Isso era interessante para o Estado de Israel, porque ele atuava ampliando o seu território, ampliando os seus assentamentos e tal. Só que, com a ação em outubro, isso mudou substancialmente.
A gente tem que ver o fim disso para depois entender como o sistema internacional vai se reconstituir. Eu acho que se ele se reconstituir e não houver nenhum tipo de penalização ao Estado de Israel depois de um genocídio como esse, muito provavelmente vai ser a sua falência. Vai ser a aceitação de que, realmente, quem tem o apoio das grandes potências pode fazer o que quiser.
E uma dica cultural. Eu vou cometer até uma indelicadeza, vou fazer uma sugestão de um livro, que é um livro que eu, o Rodrigo Duque Strada Campos e o Lucas Bonato escrevemos em 2020, e depois foi publicado na Inglaterra e, em 2021, foi publicado aqui no Brasil pela editora Memo, que chama-se Sem Caminhos para Gaza.

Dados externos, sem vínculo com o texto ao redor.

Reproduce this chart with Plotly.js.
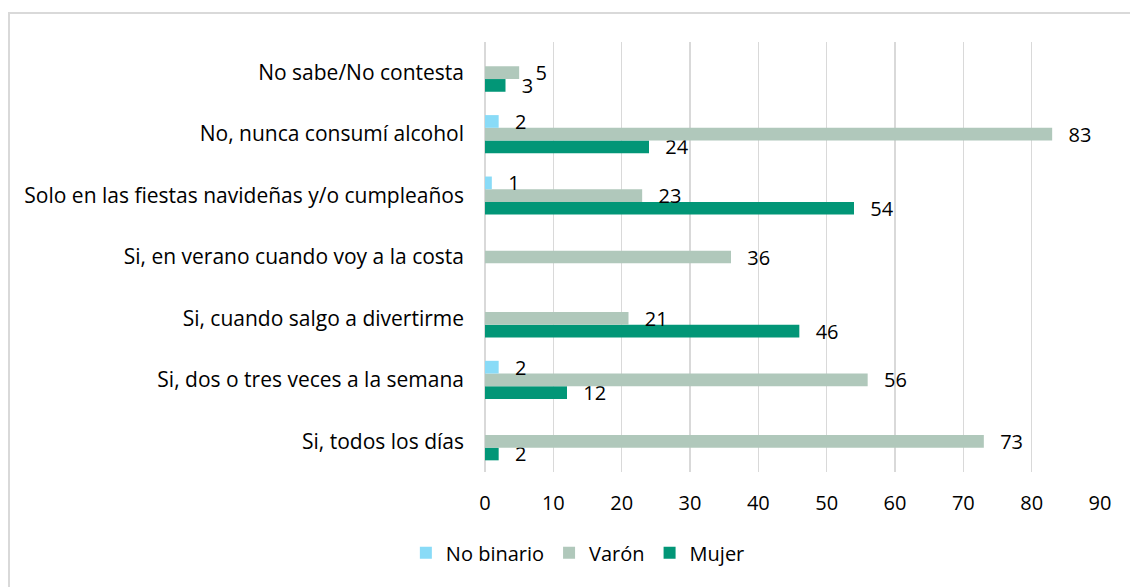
<!DOCTYPE html>
<html>
<head>
<meta charset="utf-8">
<script src="https://cdn.plot.ly/plotly-3.0.1.min.js"></script>
<style>
  html, body { margin: 0; padding: 0; background: #fff; }
  #wrap { position: relative; width: 1130px; height: 587px; overflow: hidden; }
  #chart { position: absolute; left: 0; top: 0; width: 1130px; height: 587px; }
  #frame { position: absolute; left: 8px; top: 12px; width: 1200px; height: 700px;
           border-left: 2px solid #d9d9d9; border-top: 2px solid #d9d9d9; pointer-events: none; }
</style>
</head>
<body>
<div id="wrap">
  <div id="chart"></div>
  <div id="frame"></div>
</div>
<script>
// Categories listed bottom-to-top
const categories = [
  "Si, todos los días",
  "Si, dos o tres veces a la semana",
  "Si, cuando salgo a divertirme",
  "Si, en verano cuando voy a la costa",
  "Solo en las fiestas navideñas y/o cumpleaños",
  "No, nunca consumí alcohol",
  "No sabe/No contesta"
];
const noBinario = [null, 2, null, null, 1, 2, null];
const varon     = [73, 56, 21, 36, 23, 83, 5];
const mujer     = [2, 12, 46, null, 54, 24, 3];
const xTicks    = [0, 10, 20, 30, 40, 50, 60, 70, 80, 90];

const FONT = "Open Sans, Liberation Sans, sans-serif";
const FS = 20;

function mk(name, vals, color) {
  return {
    type: "bar",
    orientation: "h",
    name: name,
    x: vals,
    y: categories,
    marker: { color: color, line: { width: 0 } },
    text: vals.map(v => v === null ? "" : "\u2002\u2009" + v),
    textposition: "outside",
    constraintext: "none",
    cliponaxis: false,
    textfont: { family: FONT, size: FS, color: "#000" },
    hoverinfo: "x+name"
  };
}

const data = [
  mk("Mujer", mujer, "#029677"),
  mk("Varón", varon, "#b0c8bb"),
  mk("No binario", noBinario, "#89dbf7")
];

const layout = {
  width: 1130,
  height: 587,
  margin: { l: 485, r: 30, t: 42, b: 115 },
  paper_bgcolor: "#fff",
  plot_bgcolor: "#fff",
  font: { family: FONT, size: FS, color: "#000" },
  barmode: "group",
  bargap: 0.38,
  bargroupgap: 0,
  showlegend: true,
  legend: {
    orientation: "h",
    traceorder: "reversed",
    x: 0.151, xanchor: "center",
    y: -0.188, yanchor: "middle",
    font: { family: FONT, size: FS, color: "#000" },
    itemclick: false
  },
  xaxis: {
    range: [0, 90],
    tickvals: xTicks,
    ticktext: xTicks.map(String),
    tickfont: { family: FONT, size: FS, color: "#000" },
    showgrid: true,
    gridcolor: "#d9d9d9",
    gridwidth: 1.5,
    zeroline: true,
    zerolinecolor: "#d9d9d9",
    zerolinewidth: 1.5,
    showline: false,
    ticks: "",
    ticklabelstandoff: 17,
    fixedrange: true
  },
  yaxis: {
    type: "category",
    categoryorder: "array",
    categoryarray: categories,
    tickfont: { family: FONT, size: 21, color: "#000" },
    showgrid: false,
    zeroline: false,
    showline: false,
    ticks: "",
    ticklabelstandoff: 20,
    fixedrange: true
  }
};

Plotly.newPlot("chart", data, layout, { displayModeBar: false, staticPlot: true });
</script>
</body>
</html>
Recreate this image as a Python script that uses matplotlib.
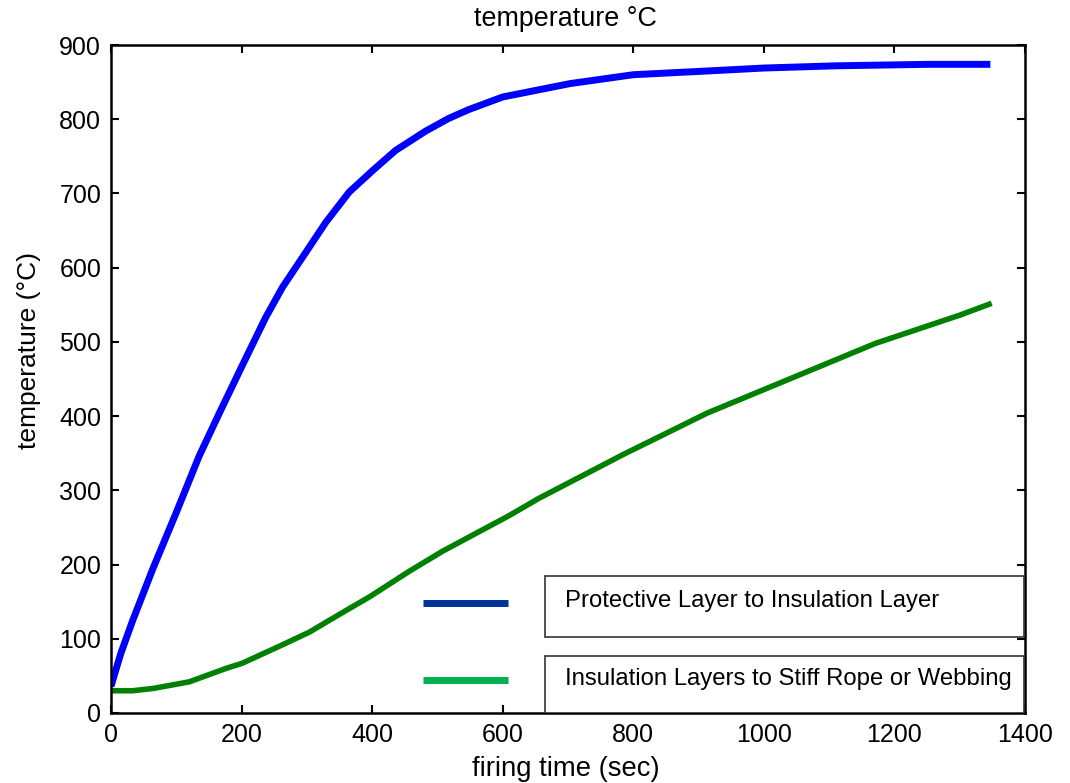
import matplotlib
matplotlib.use('Agg')
import matplotlib.pyplot as plt
from matplotlib.patches import Rectangle
from matplotlib.lines import Line2D

plt.rcParams['font.family'] = ['Liberation Sans', 'DejaVu Sans']

# firing time (sec) vs temperature (C)
blue_t = [0, 15, 33, 64, 100, 135, 166, 201, 237, 263, 298, 329, 365, 401, 436,
          482, 517, 548, 600, 703, 800, 913, 1000, 1111, 1252, 1347]
blue_T = [36, 80, 124, 194, 270, 346, 404, 468, 533, 574, 620, 661, 702, 731, 758,
          784, 801, 813, 830, 848, 860, 865, 869, 872, 874, 874]

green_t = [0, 33, 64, 120, 176, 201, 263, 304, 354, 397, 457, 508, 559, 610, 655,
           784, 913, 1042, 1171, 1300, 1349]
green_T = [30, 30, 33, 42, 60, 67, 92, 109, 135, 157, 191, 218, 242, 266, 289,
           348, 404, 451, 498, 536, 552]

labels = ['Protective Layer to Insulation Layer',
          'Insulation Layers to Stiff Rope or Webbing']
x_ticks = [0, 200, 400, 600, 800, 1000, 1200, 1400]
y_ticks = [0, 100, 200, 300, 400, 500, 600, 700, 800, 900]

fig = plt.figure(figsize=(10.7, 7.83), dpi=100)
ax = fig.add_axes([0.1037, 0.0894, 0.8542, 0.8531])

ax.plot(blue_t, blue_T, color='#0000ff', linewidth=5, solid_capstyle='butt')
ax.plot(green_t, green_T, color='#008000', linewidth=4, solid_capstyle='butt')

ax.set_xlim(0, 1400)
ax.set_ylim(0, 900)
ax.set_xticks(x_ticks)
ax.set_yticks(y_ticks)
ax.tick_params(direction='in', length=6, width=1.5, top=True, right=True,
               labelsize=18, pad=7, colors='black')
for s in ax.spines.values():
    s.set_linewidth(1.8)

# legend drawn as two separate boxes with the line samples to their left
box_y = [(0.1138, 0.0913), (0.0, 0.0853)]
sample_y = [0.1647, 0.0494]
sample_c = ['#003399', '#00b050']
text_y = [0.1677, 0.0509]
for i in range(2):
    ax.add_patch(Rectangle((0.4748, box_y[i][0]), 0.5241, box_y[i][1],
                           transform=ax.transAxes, facecolor='white',
                           edgecolor='#333333', linewidth=1.2, zorder=5))
    ax.add_line(Line2D([0.3414, 0.4344], [sample_y[i], sample_y[i]],
                       transform=ax.transAxes, color=sample_c[i], linewidth=5,
                       solid_capstyle='butt', zorder=5))
    ax.text(0.4967, text_y[i], labels[i], transform=ax.transAxes, fontsize=17.2,
            va='center', ha='left', zorder=6)

fig.text(0.528, 0.976, 'temperature °C', ha='center', va='center', fontsize=19.4)
fig.text(0.5285, 0.018, 'firing time (sec)', ha='center', va='center', fontsize=19.8)
fig.text(0.027, 0.553, 'temperature (°C)', ha='center', va='center',
         rotation=90, fontsize=19)

fig.savefig('out.png', dpi=100)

Ele conta a nossa tentativa, nós três íamos fazer um documentário em Gaza, só que o Estado de Israel proibiu, e depois nós tivemos que fazer essa viagem pelo deserto do Sinai.
Nós mostramos como a polícia corrupta, o exército corrupto, o Estado egípcio corrupto, de uma forma geral, foi nos impedindo. Mesmo o governo nos impediu de todas as formas, com violência. Foram momentos muito difíceis.
E aí, quando nós chegamos na porta de Rafah, que é onde hoje todos estão mostrando o que está acontecendo, quando nós chegamos ali, a Universidade Islâmica de Gaza, que foi também bombardeada, estava nos esperando lá em Gaza, o governo egípcio nos proibiu de entrar ali.
Mas a gente conta todos os bastidores disso e a trajetória, como as pessoas, como os palestinos vivem a violência, a brutalidade que eles sofrem para entrar ali em Gaza. Isso de um governo árabe. Então, se eu puder sugerir, eu sugeriria esse livro, Sem Caminhos para Gaza.
O nome completo é "Sem Caminhos para Gaza: Uma crônica de aventura e fraude sob o bloqueio egípcio". Espero que o pessoal goste também. E ele tem uma narrativa muito numa pegada jornalística. Acho que ele vai contribuir muito para as pessoas entenderem um pouquinho melhor a causa palestina.